Our services help guide the acquirer to make an informed decision to proceed with the takeover or merger, and whether to modify the takeover conditions or price or seek other forms of protection in the deal documentation.

It may also arise that an acquisition target will be considered even more valuable if its data privacy and security systems and processes follow best practice and are more developed than those of the acquiring company. In this case, the acquirer can learn from the target company and reverse engineer their processes and procedures into the acquirer.

In this sense the acquirer is leveraging the intellectual property of the target company since excellent data systems and processes can be considered valuable proprietary knowledge in much the same way as a better production method for a product or a patent on a technical product or process.

Following an acquisition, there will be a period of alignment, both with regulation and between the policies, processes and systems of the two companies.
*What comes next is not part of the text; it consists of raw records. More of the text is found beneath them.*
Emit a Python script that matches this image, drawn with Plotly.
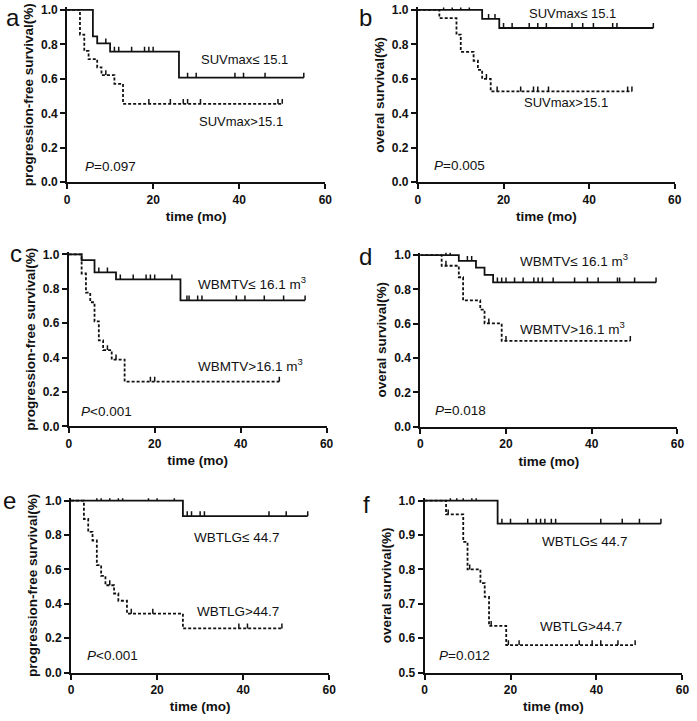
import plotly.graph_objects as go

W, H = 697, 721

# ---------------- data ----------------
time_ticks = [0, 20, 40, 60]
surv_ticks_full = [0.0, 0.2, 0.4, 0.6, 0.8, 1.0]
surv_ticks_f = [0.5, 0.6, 0.7, 0.8, 0.9, 1.0]

# panel a: PFS by SUVmax
a_low_t = [6, 7, 10, 26]
a_low_s = [0.846, 0.806, 0.758, 0.607]
a_low_cens = [9, 11, 12, 15, 18, 19, 20, 28, 30, 39, 41, 46, 55]
a_low_end = 55
a_high_t = [3, 4, 5, 7, 8, 11, 13]
a_high_s = [0.857, 0.762, 0.714, 0.667, 0.622, 0.571, 0.455]
a_high_cens = [9, 19, 24, 27, 28, 31, 49, 50]
a_high_end = 50

# panel b: OS by SUVmax
b_low_t = [15, 19]
b_low_s = [0.948, 0.895]
b_low_cens = [6, 8, 10, 12, 16.5, 18, 20, 22, 26, 28, 30, 36, 38.5, 41, 45.5, 46.5, 55]
b_low_end = 55
b_high_t = [5, 9, 10, 13, 14, 15, 17]
b_high_s = [0.952, 0.857, 0.757, 0.705, 0.652, 0.600, 0.527]
b_high_cens = [16, 18.5, 24, 27, 28, 30.5, 49, 50]
b_high_end = 50

# panel c: PFS by WBMTV
c_low_t = [3, 6, 11, 26]
c_low_s = [0.967, 0.896, 0.855, 0.733]
c_low_cens = [7, 9, 12, 15, 18, 19, 20, 24, 27.5, 28, 30, 31, 39, 41, 45.5, 50, 55]
c_low_end = 55
c_high_t = [3, 4, 5, 6, 7, 8, 10, 13]
c_high_s = [0.889, 0.778, 0.722, 0.611, 0.500, 0.444, 0.389, 0.261]
c_high_cens = [9, 11, 19, 20, 49]
c_high_end = 49

# panel d: OS by WBMTV
d_low_t = [9, 13, 15, 17]
d_low_s = [0.966, 0.927, 0.885, 0.841]
d_low_cens = [6, 7, 11, 12, 18, 19, 20, 22, 24, 26.5, 27.5, 28.5, 31, 36, 39, 41.5, 46, 46.5, 50, 55]
d_low_end = 55
d_high_t = [5, 9, 10, 14, 15, 19]
d_high_s = [0.938, 0.871, 0.736, 0.682, 0.602, 0.500]
d_high_cens = [6, 16, 20, 49]
d_high_end = 49

# panel e: PFS by WBTLG
e_low_t = [26]
e_low_s = [0.910]
e_low_cens = [6, 7, 9, 11, 12, 18, 20, 24, 27, 28, 30, 31, 46, 50, 55]
e_low_end = 55
e_high_t = [3, 4, 5, 6, 7, 8, 10, 11, 13, 26]
e_high_s = [0.893, 0.818, 0.768, 0.625, 0.563, 0.508, 0.460, 0.418, 0.343, 0.257]
e_high_cens = [9, 14, 19, 39, 41, 49]
e_high_end = 49

# panel f: OS by WBTLG
f_low_t = [17]
f_low_s = [0.933]
f_low_cens = [6, 7.5, 9, 11, 12, 18, 20, 24, 26, 27, 28, 29.5, 30.5, 41, 46, 50, 55]
f_low_end = 55
f_high_t = [5, 9, 10, 13, 14, 15, 19]
f_high_s = [0.960, 0.880, 0.800, 0.760, 0.720, 0.636, 0.580]
f_high_cens = [5.5, 10.5, 15.5, 19.5, 22, 36, 39, 41, 45, 49]
f_high_end = 49

# ---------------- styling / layout ----------------
FONT = "Arial, 'Liberation Sans', Helvetica, sans-serif"
INK = "#111111"

panels = [
    dict(letter="a", px=(65, 327, 6, 181), yr=(0.0, 1.0), yt=surv_ticks_full,
         ytitle="progression-free survival(%)",
         low=(a_low_t, a_low_s, a_low_cens, a_low_end),
         high=(a_high_t, a_high_s, a_high_cens, a_high_end),
         letter_pos=(10, 14),
         labels=[("SUVmax≤ 15.1", 199, 56, 13), ("SUVmax>15.1", 197, 119, 13),
                 ("<i>P</i>=0.097", 81, 165, 13.5)]),
    dict(letter="b", px=(421, 681.5, 6, 181), yr=(0.0, 1.0), yt=surv_ticks_full,
         ytitle="overal survival(%)",
         low=(b_low_t, b_low_s, b_low_cens, b_low_end),
         high=(b_high_t, b_high_s, b_high_cens, b_high_end),
         letter_pos=(368, 14),
         labels=[("SUVmax≤ 15.1", 532, 9.5, 13), ("SUVmax>15.1", 527, 100, 13),
                 ("<i>P</i>=0.005", 435, 164, 13.5)]),
    dict(letter="c", px=(66.7, 328.3, 254.3, 429), yr=(0.0, 1.0), yt=surv_ticks_full,
         ytitle="progression-free survival(%)",
         low=(c_low_t, c_low_s, c_low_cens, c_low_end),
         high=(c_high_t, c_high_s, c_high_cens, c_high_end),
         letter_pos=(13, 253),
         labels=[("WBMTV≤ 16.1 m<sup>3</sup>", 196, 283, 13.5), ("WBMTV>16.1 m<sup>3</sup>", 196, 367, 13.5),
                 ("<i>P</i><0.001", 77, 414, 13.5)]),
    dict(letter="d", px=(423.3, 684.3, 255, 429.3), yr=(0.0, 1.0), yt=surv_ticks_full,
         ytitle="overal survival(%)",
         low=(d_low_t, d_low_s, d_low_cens, d_low_end),
         high=(d_high_t, d_high_s, d_high_cens, d_high_end),
         letter_pos=(368, 256),
         labels=[("WBMTV≤ 16.1 m<sup>3</sup>", 523, 260, 13.5), ("WBMTV>16.1 m<sup>3</sup>", 523, 329, 13.5),
                 ("<i>P</i>=0.018", 436, 413, 13.5)]),
    dict(letter="e", px=(69, 331, 504.3, 679), yr=(0.0, 1.0), yt=surv_ticks_full,
         ytitle="progression-free survival(%)",
         low=(e_low_t, e_low_s, e_low_cens, e_low_end),
         high=(e_high_t, e_high_s, e_high_cens, e_high_end),
         letter_pos=(7, 504),
         labels=[("WBTLG≤ 44.7", 192, 542, 13.5), ("WBTLG>44.7", 195, 617, 13.5),
                 ("<i>P</i><0.001", 83, 662, 13.5)]),
    dict(letter="f", px=(427.7, 689.3, 504.3, 679), yr=(0.5, 1.0), yt=surv_ticks_f,
         ytitle="overal survival(%)",
         low=(f_low_t, f_low_s, f_low_cens, f_low_end),
         high=(f_high_t, f_high_s, f_high_cens, f_high_end),
         letter_pos=(369, 508),
         labels=[("WBTLG≤ 44.7", 545, 546, 13.5), ("WBTLG>44.7", 543, 632, 13.5),
                 ("<i>P</i>=0.012", 440, 662, 13.5)]),
]


def surv_at(t, ev_t, ev_s):
    s = 1.0
    for et, es in zip(ev_t, ev_s):
        if et <= t:
            s = es
    return s


fig = go.Figure()
annotations = []
layout_axes = {}

for i, p in enumerate(panels, start=1):
    xname = "x" if i == 1 else f"x{i}"
    yname = "y" if i == 1 else f"y{i}"
    xkey = "xaxis" if i == 1 else f"xaxis{i}"
    ykey = "yaxis" if i == 1 else f"yaxis{i}"

    x0p, x60p, ytop, ybot = p["px"]
    ymin, ymax = p["yr"]
    ppu = (ybot - ytop) / (ymax - ymin)
    pad_px = 2.5
    tick_h = 5.0 / ppu

    for grp, dash in (("low", None), ("high", "3px,2px")):
        ev_t, ev_s, cens, end = p[grp]
        xs = [0] + list(ev_t) + [end]
        ys = [1.0] + list(ev_s) + [ev_s[-1]]
        fig.add_trace(go.Scatter(
            x=xs, y=ys, mode="lines", line_shape="hv",
            line=dict(color=INK, width=1.8, dash=dash),
            xaxis=xname, yaxis=yname, hoverinfo="skip", showlegend=False))
        cx, cy = [], []
        for c in cens:
            s = surv_at(c, ev_t, ev_s)
            cx += [c, c, None]
            cy += [s, s + tick_h, None]
        fig.add_trace(go.Scatter(
            x=cx, y=cy, mode="lines",
            line=dict(color=INK, width=1.5),
            xaxis=xname, yaxis=yname, hoverinfo="skip", showlegend=False))

    layout_axes[xkey] = dict(
        domain=[x0p / W, x60p / W], range=[0, 60], anchor=yname,
        tickvals=time_ticks, ticks="outside", ticklen=5, tickwidth=2, tickcolor=INK,
        showline=True, linecolor=INK, linewidth=2, showgrid=False, zeroline=False,
        tickfont=dict(family=FONT, size=12, color=INK, weight="bold"),
        title=dict(text="time (mo)", standoff=6,
                   font=dict(family=FONT, size=13.5, color=INK, weight="bold")),
    )
    layout_axes[ykey] = dict(
        domain=[1 - ybot / H, 1 - (ytop - pad_px) / H],
        range=[ymin, ymax + pad_px / ppu], anchor=xname,
        tickvals=p["yt"], tickformat=".1f",
        ticks="outside", ticklen=5, tickwidth=2, tickcolor=INK,
        showline=True, linecolor=INK, linewidth=2, showgrid=False, zeroline=False,
        tickfont=dict(family=FONT, size=12, color=INK, weight="bold"),
        title=dict(text=p["ytitle"], standoff=4,
                   font=dict(family=FONT, size=13.5, color=INK, weight="bold")),
    )

    lx, ly = p["letter_pos"]
    annotations.append(dict(text=p["letter"], xref="paper", yref="paper",
                            x=lx / W, y=1 - ly / H, xanchor="center", yanchor="middle",
                            showarrow=False, font=dict(family=FONT, size=24, color=INK)))
    for txt, tx, ty, fs in p["labels"]:
        annotations.append(dict(text=txt, xref="paper", yref="paper",
                                x=tx / W, y=1 - ty / H, xanchor="left", yanchor="middle",
                                showarrow=False,
                                font=dict(family=FONT, size=fs, color=INK)))

fig.update_layout(
    width=W, height=H,
    margin=dict(l=0, r=0, t=0, b=0),
    paper_bgcolor="white", plot_bgcolor="white",
    showlegend=False,
    hovermode=False,
    annotations=annotations,
    **layout_axes,
)

fig.write_html(
    "out.html",
    config={"displayModeBar": False, "staticPlot": True},
    post_script="document.body.style.margin='0px';document.body.style.padding='0px';"
                "document.body.style.overflow='hidden';",
)
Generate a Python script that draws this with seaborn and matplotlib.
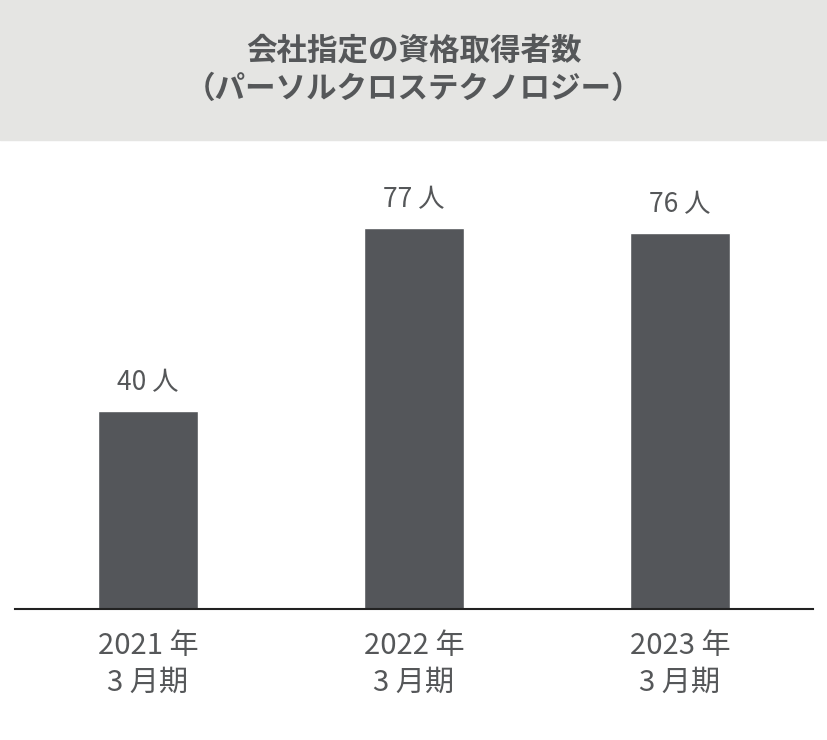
import matplotlib
matplotlib.use("Agg")
import matplotlib.pyplot as plt
import seaborn as sns
import pandas as pd
from matplotlib.patches import Rectangle

categories = ["2021年\n3月期", "2022年\n3月期", "2023年\n3月期"]
tick_labels = ["2021 年\n3 月期", "2022 年\n3 月期", "2023 年\n3 月期"]
values = [40, 77, 76]
value_labels = ["40 人", "77 人", "76 人"]
title = "会社指定の資格取得者数\n（パーソルクロステクノロジー）"

sns.set_style("white")
plt.rcParams['font.family'] = ['Noto Sans CJK JP', 'DejaVu Sans']

df = pd.DataFrame({"cat": categories, "val": values})

fig = plt.figure(figsize=(8.28, 7.4), dpi=100)
fig.patches.append(Rectangle((0, 1 - 140 / 740), 1, 140 / 740, transform=fig.transFigure,
                             color="#e5e5e3", zorder=0))
fig.text(0.5, 1 - 70 / 740, title, ha="center", va="center", fontsize=22,
         fontweight="bold", color="#555759", linespacing=1.25)

ax = fig.add_axes([15 / 828, 1 - 609 / 740, 798 / 828, 469 / 740])
sns.barplot(data=df, x="cat", y="val", color="#54565a", width=0.376, saturation=1, ax=ax)
ax.set_xlim(-0.5, 2.5)
ax.set_ylim(0, 94.7)
for i, (v, lab) in enumerate(zip(values, value_labels)):
    ax.text(i, v + 3, lab, ha="center", va="bottom", fontsize=19, color="#555759")
ax.set_xticks(range(3))
ax.set_xticklabels(tick_labels, fontsize=21, color="#555759", linespacing=1.3)
ax.tick_params(axis="x", length=0, pad=16)
ax.set_yticks([])
ax.set_xlabel("")
ax.set_ylabel("")
for s in ["top", "left", "right"]:
    ax.spines[s].set_visible(False)
ax.spines["bottom"].set_color("#222222")
ax.spines["bottom"].set_linewidth(1.5)
ax.patch.set_alpha(0)

fig.savefig("out.png", dpi=100)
The priorities for regulatory alignment will have been identified during the due diligence/ audit process. This may well require staff training and education, amalgamation of records of processing activities, reviews of the risks including undertaking or updating Data Protection Impact Assessments across the combined organisation, management of data subject rights and consents, and standardisation of all legally required documents. Again, this post acquisition activity should not be under estimated.


Data privacy and protection regulations, starting with the EU General Data Protection Regulation, have forced organizations to revise their data practices, and demand that better processes are implemented. Good data hygiene, high levels of security, and transparency of data use across the entire data ecosystem, including 3rd parties, together engender greater trust in customers and suppliers. This extends to any investor or acquirer of a business.